The UK Information Commissioner’s office has published a 12 step guide to help organisations prepare for the EU General Data Protection Regulation (GDPR). The guidance outlines 12 steps that organisations need to follow to ensure their processes, systems and policies comply with the new regulation.The ICO has indicated that it will set out its plans to produce new guidance and other tools to assist organisations to prepare for the GDPR over the next few months.
The ICO will also be working closely with trade associations and bodies representing the various sectors to facilitate sector based implementation of the GDPR.
Accountability is a key issue within the GDPR and organisations that process personal data must ensure that they have documented policies, procedures and processes articulating how they manage or comply with data protection requirements and legislation as an organisation. Data Controllers will no longer be required to register their processing activities with the ICO but will face strict requirements to maintain comprehensive records of their processing.
Some data controllers and processors will be required to designate a Data Protection Officer (DPO) as part of their accountability programme. This is particularly where the data controller or processor’s core activities consist of processing special categories of personal data on a large scale. The GDPR still imposes the burden for data protection on data controllers.

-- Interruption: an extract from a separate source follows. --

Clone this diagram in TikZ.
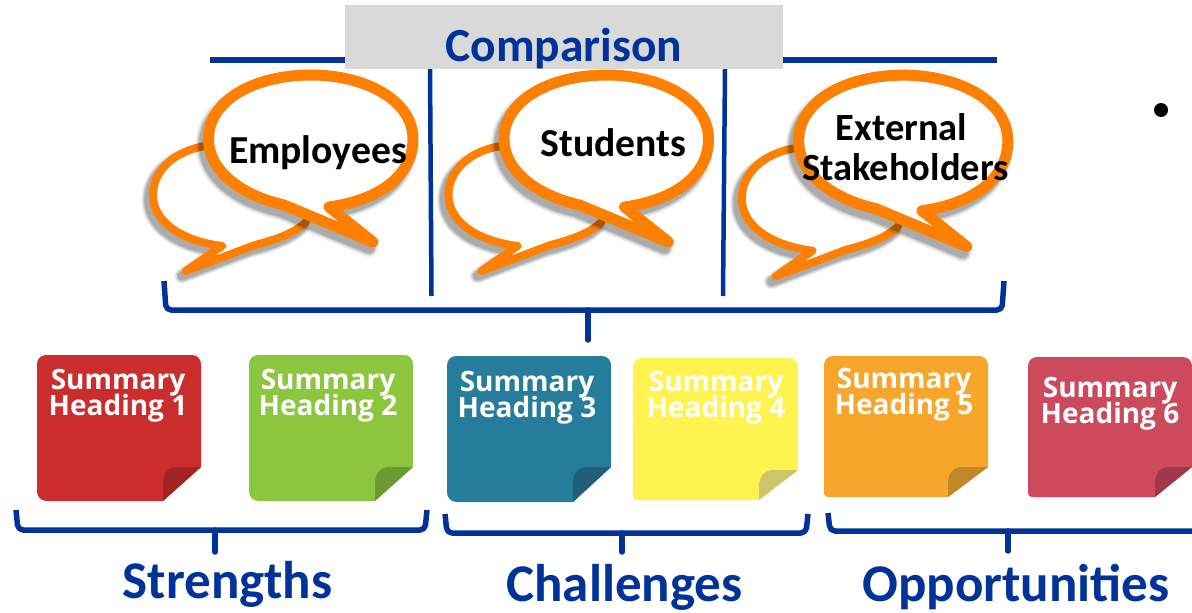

A lot of the work for organisations that wish to comply with the GDPR will go into reviewing data flows and determining lawful basis for each data flow and reviewing procedures for individuals’ rights to ensure they cover all the rights individuals have, including organisation’s procedure for deleting personal data ensuring that personal data can be provided electronically and in a commonly used format.
Organisations may also need to review arrangements for sharing data with other organisations to ensure contracts are fit for purpose and meet the requirements of the GDPR.
The GDPR contains more detailed requirements for the data controller-processor relationship. This means most data controllers will need to review their data processor contracts as data processors have additional duties under the GDPR and are liable for non-compliance with their contractual obligations or for acting outside the data processing authority granted by a controller.
ICO checklist is a good starting point for working out areas that your organisation may need to address to comply with GDPR. The ICO checklist effectively highlights the differences between the current Data Protection Act and the GDPR making it easier for organisations to identify gaps and areas of risk.